Welke lessen zijn er uit uw boek te trekken voor ouders en ambtsdragers?

„Ouders adviseer ik zó met hun kinderen te spreken dat ze beseffen wat er in hen omgaat. Ze moeten weten waar hun kinderen geestelijk legeren. Al te vaak blijkt me dat dit niet het geval is. Het is ook goed de kinderen ontzag en eerbied voor de ambtsdragers bij te brengen. Dezen staan immers in de branding van de tijd.
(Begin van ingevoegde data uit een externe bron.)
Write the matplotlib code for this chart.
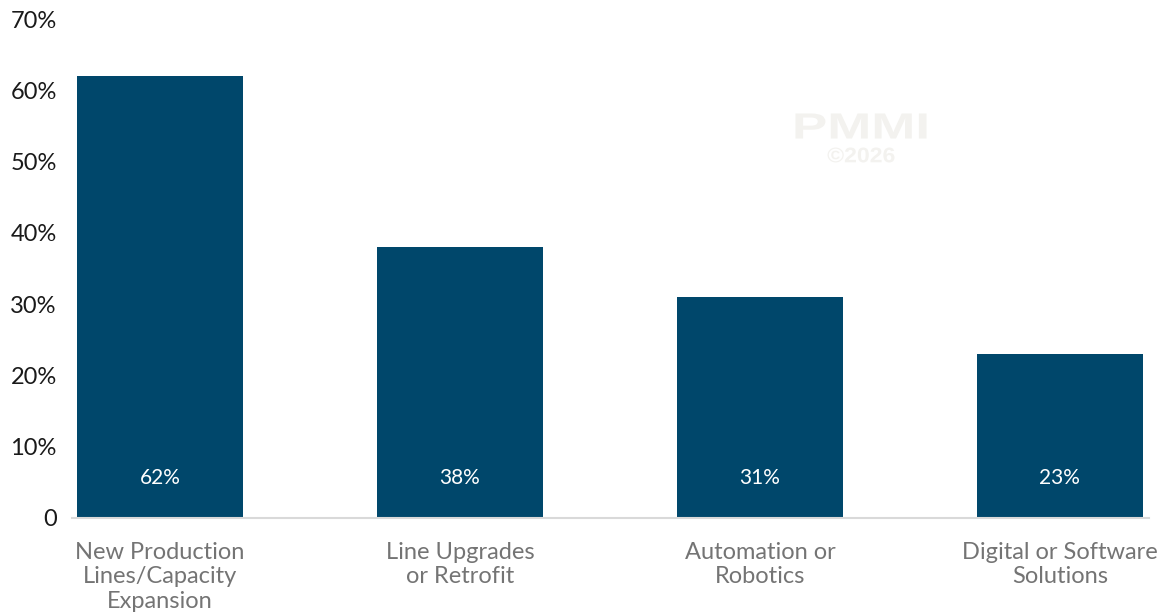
import matplotlib
matplotlib.use("Agg")
import matplotlib.pyplot as plt
from matplotlib.ticker import FuncFormatter
from matplotlib.textpath import TextPath
from matplotlib.font_manager import FontProperties
from matplotlib.patches import PathPatch
from matplotlib.transforms import Affine2D

categories = ["New Production\nLines/Capacity\nExpansion", "Line Upgrades\nor Retrofit",
              "Automation or\nRobotics", "Digital or Software\nSolutions"]
values = [62, 38, 31, 23]
yticks = [0, 10, 20, 30, 40, 50, 60, 70]

W, H = 1162, 613
fig = plt.figure(figsize=(W / 100, H / 100), dpi=100)
ax_left, ax_right, ax_bottom, ax_top = 72, 1149, 518, 19
ax = fig.add_axes([ax_left / W, (H - ax_bottom) / H, (ax_right - ax_left) / W, (ax_bottom - ax_top) / H])

font = "Lato"
bar_color = "#00476b"
x = list(range(len(values)))
ax.bar(x, values, width=0.553, color=bar_color, zorder=2)

ax.set_xlim(-0.293, 3.297)
ax.set_ylim(0, 70)
ax.set_yticks(yticks)
ax.yaxis.set_major_formatter(FuncFormatter(lambda v, p: "0" if v == 0 else f"{v:.0f}%"))
ax.tick_params(axis="y", length=0, pad=11, labelsize=17, labelcolor="#1a1a1a")
for lab in ax.get_yticklabels():
    lab.set_fontfamily(font)
ax.set_xticks([])
for s in ["top", "right", "left"]:
    ax.spines[s].set_visible(False)
ax.spines["bottom"].set_color("#d9d9d9")
ax.spines["bottom"].set_linewidth(1.5)
ax.spines["bottom"].set_zorder(3)

for xi, v in zip(x, values):
    ax.text(xi, 5.6, f"{v}%", ha="center", va="center", color="white",
            fontsize=15, fontfamily=font, zorder=4)

for xi, c in zip(x, categories):
    ax.annotate(c, xy=(xi, 0), xytext=(0, -17), textcoords="offset points",
                ha="center", va="top", color="#747474", fontsize=17,
                fontfamily=font, linespacing=1.22)


def watermark(text, cx, cy, width_px, height_px, color):
    """Draw text stretched to fill a box of the given pixel size, centred at (cx, cy)."""
    tp = TextPath((0, 0), text, size=100, prop=FontProperties(family="Liberation Sans", weight="bold"))
    bb = tp.get_extents()
    sx = width_px / bb.width
    sy = height_px / bb.height
    tr = (Affine2D().translate(-bb.x0 - bb.width / 2, -bb.y0 - bb.height / 2)
          .scale(sx, sy).translate(cx, H - cy))
    fig.patches.append(PathPatch(tr.transform_path(tp), facecolor=color, edgecolor="none",
                                 transform=None, figure=fig, zorder=0))


watermark("PMMI", 861, 126, 131, 25, "#f3f2ef")
watermark("\u00a92026", 861, 155, 67, 15, "#f3f2ef")

fig.savefig("out.png", dpi=100)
Tegen kerkenraadsleden in onze gezindte zou ik willen zeggen: Probeer erachter te komen wat jongeren bezielt. Wees dan ook duidelijk in wat je te zeggen hebt. Vermijd zo veel mogelijk oud, archaïsch taalgebruik. Zeg het in de taal van 2001. En ben je in gesprek met jongeren, ga dan eens uit van het positieve. Geef vooral onderwijs als dat nodig is en schroom niet te corrigeren. Dan mag het gebeuren dat je als ouderling zegt: „Joh, we hebben veel met elkaar gesproken, maar ik denk dat je op het verkeerde spoor zit.” Maar bid dan wel samen of de Heere het anders wil maken. Laat jongeren voelen dat je probeert samen een oplossing te vinden voor de vragen die er leven. Leg ze niet meteen de handen op als er ontwakend geestelijk leven is, maar knuppel het ook niet gelijk dood.”